At a glance

  • Sharon AI (NASDAQ:SHAZ) announced an oversubscribed US$1.6 billion private placement on 17 June 2026, split between about US$900 million of equity and US$700 million of 4.75% Convertible Senior Notes due 2032.

  • The raise is anchored by Situational Awareness L.P., the AI-focused fund founded by former OpenAI researcher Leopold Aschenbrenner, and by Oaktree Capital Management, which also led Sharon AI’s earlier raise.

  • Proceeds fund Sharon AI’s six-year NVIDIA collaboration, including up to 40,000 Grace Blackwell GB300 GPUs, plus wider expansion across Australia and Asia-Pacific.

  • Equity priced at US$68.73 a share, more than double the US$30 February Nasdaq listing. The notes convert at about US$99.66, a 45% premium.

  • The money funds capacity that is mostly pre-sold: 102MW of the 132MW fleet is contracted, with more than 55,000 GPUs due by mid-2027.

What Sharon AI raised, and from whom

Sharon AI announced the financing on 17 June 2026, to close on or about 22 June. It has two legs: about US$900 million of common stock and pre-funded warrants, and US$700 million of 4.75% Convertible Senior Notes due 15 June 2032. The placement was oversubscribed.

The lead investors are Situational Awareness L.P. and funds managed by Oaktree Capital Management, alongside other institutional and strategic investors. Situational Awareness is the AI-focused fund founded by Leopold Aschenbrenner, the former OpenAI researcher who argues the real limit on advanced AI is physical: the power and infrastructure to run the compute, not the algorithms. Its holdings include power generators and infrastructure names such as Vistra, Constellation Energy and CoreWeave. A fund built on that thesis is now backing an Australian-soil neocloud, where power and grid access, more than capital, set the pace of the buildout.

The structure: equity at a doubled price, debt struck higher

The equity was issued at US$68.73 a share, the at-the-market price under Nasdaq rules. That is more than double the US$30 at which SHAZ listed in February, and above where the stock traded through May. The notes convert at about US$99.66, a 45% premium, the level at which lenders would rather hold equity.

Leg

Amount

Key terms

Common stock and pre-funded warrants

~US$900 million

Issued at US$68.73 a share, the at-the-market Nasdaq price

Convertible Senior Notes due 2032

US$700 million

4.75% coupon, semi-annual; converts at ~US$99.66, a 45% premium; matures 15 June 2032

Total

US$1.6 billion

Oversubscribed; closes on or about 22 June 2026

Source: Sharon AI announcement, 17 June 2026.

This is the investor leg our neocloud financing explainer flagged to watch. Neoclouds are the GPU-first tier competing with the hyperscalers in Australia for power, space and chips, and they fund GPU fleets far larger than their balance sheets through a mix of vendor credit, GPU-backed debt and outside capital.

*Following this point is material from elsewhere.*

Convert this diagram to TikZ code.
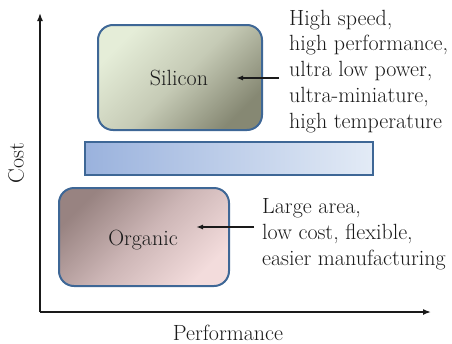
\documentclass[tikz,border=0pt]{standalone}
\usepackage{xcolor}
\usepackage{tikz}
\usetikzlibrary{arrows.meta, positioning}
\definecolor{Ink}{HTML}{1A1A1A}
\definecolor{Edge}{HTML}{3E6796}
\definecolor{SiliconLight}{HTML}{E5EDD8}
\definecolor{SiliconMid}{HTML}{C6CBB6}
\definecolor{SiliconDark}{HTML}{868873}
\definecolor{OrganicDark}{HTML}{988381}
\definecolor{OrganicMid}{HTML}{CDB6B6}
\definecolor{OrganicLight}{HTML}{F3DCDC}
\definecolor{BandLeft}{HTML}{9AB2DD}
\definecolor{BandRight}{HTML}{E3EBF6}

\begin{document}
\begin{tikzpicture}[
  x=1pt, y=-1pt,
  font=\fontsize{22}{25.7}\selectfont,
  box/.style={draw=Edge, line width=2pt, rounded corners=15pt, align=center, inner sep=0pt},
  silicon/.style={box, top color=SiliconLight, bottom color=SiliconDark, middle color=SiliconMid, shading angle=45},
  organic/.style={box, top color=OrganicDark, bottom color=OrganicLight, middle color=OrganicMid, shading angle=45},
  band/.style={draw=Edge, line width=2pt, left color=BandLeft, right color=BandRight, inner sep=0pt},
  notes/.style={align=left, inner sep=0pt, anchor=base west, text=Ink},
  axis/.style={-{Latex[length=8pt, width=6pt]}, line width=1.5pt, draw=Ink},
  arrow/.style={-{Latex[length=7pt, width=5pt]}, line width=1.5pt, draw=Ink}
]
\useasboundingbox (0,0) rectangle (452,343);

\coordinate (origin) at (40,312);
\coordinate (ytop) at (40,13);
\coordinate (xend) at (431,312);
\draw[axis] (origin) -- (ytop);
\draw[axis] (origin) -- (xend);
\node[rotate=90, text=Ink] (cost) at (16,163) {Cost};
\node[anchor=base, text=Ink] (perf) at (228,340) {Performance};

\node[silicon, minimum width=164pt, minimum height=105pt] (silicon) at (180,77.5) {};
\node[anchor=base, text=Ink] (siltext) at (179,85) {Silicon};
\node[band, minimum width=288pt, minimum height=33pt] (band) at (229,158.5) {};
\node[organic, minimum width=170pt, minimum height=98pt] (organic) at (144,237) {};
\node[anchor=base, text=Ink] (orgtext) at (143,245) {Organic};

\node[notes] (silnotes) at (289,128) {High speed,\\high performance,\\ultra low power,\\ultra-miniature,\\high temperature};
\node[notes] (orgnotes) at (262,265) {Large area,\\low cost, flexible,\\easier manufacturing};

\coordinate (silfrom) at (279,78);
\coordinate (silto) at (236,78);
\coordinate (orgfrom) at (254,227);
\coordinate (orgto) at (196,227);
\draw[arrow] (silfrom) -- (silto);
\draw[arrow] (orgfrom) -- (orgto);
\end{tikzpicture}
\end{document}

Why the contracted share matters

The money funds Sharon AI’s NVIDIA collaboration: up to 40,000 GB300 GPUs in one of Australia’s larger AI factories, plus wider expansion across Australia and Asia-Pacific. Total capacity is 132MW, with 102MW already contracted and more than 55,000 GPUs due by mid-2027.

Sharon AI builds its capacity in Australia and increasingly sells it into Asia-Pacific. Its largest single contract, a US$1.25 billion agreement with the Indian provider ESDS, runs on about 8,200 B300 GPUs deployed in an Australian data centre, with revenue due from the third quarter. That makes Australia an exporter of sovereign AI compute, and it keeps the data under Australian law and certification even when the customer sits offshore.

That contracted share matters. At 102MW of 132MW, Sharon AI is funding a fleet that is roughly 77% pre-sold, so most of this capital sits behind demand that is already signed. Chief executive James Manning said demand for compute keeps outpacing supply, across AI-native, enterprise, government, research and hyperscale customers.

The revenue behind that book is high-margin. At the Q1 results in May, Manning put revenue at about US$15 million per megawatt, including storage, and called storage a sticky, high-margin layer: customer data stays on Sharon AI’s systems and pulls through renewals. On the 102MW contracted, that points to an annual revenue base near US$1.5 billion at full utilisation.

The anchors give the raise its weight. Aschenbrenner’s AI-infrastructure fund and the credit manager Oaktree led an oversubscribed book priced at more than double the float. The named anchors come onto Sharon AI's register as it heads to an ASX listing alongside Firmus, under a board now chaired by Andrew Penn. Shares rose sharply on the news, per Investing.com.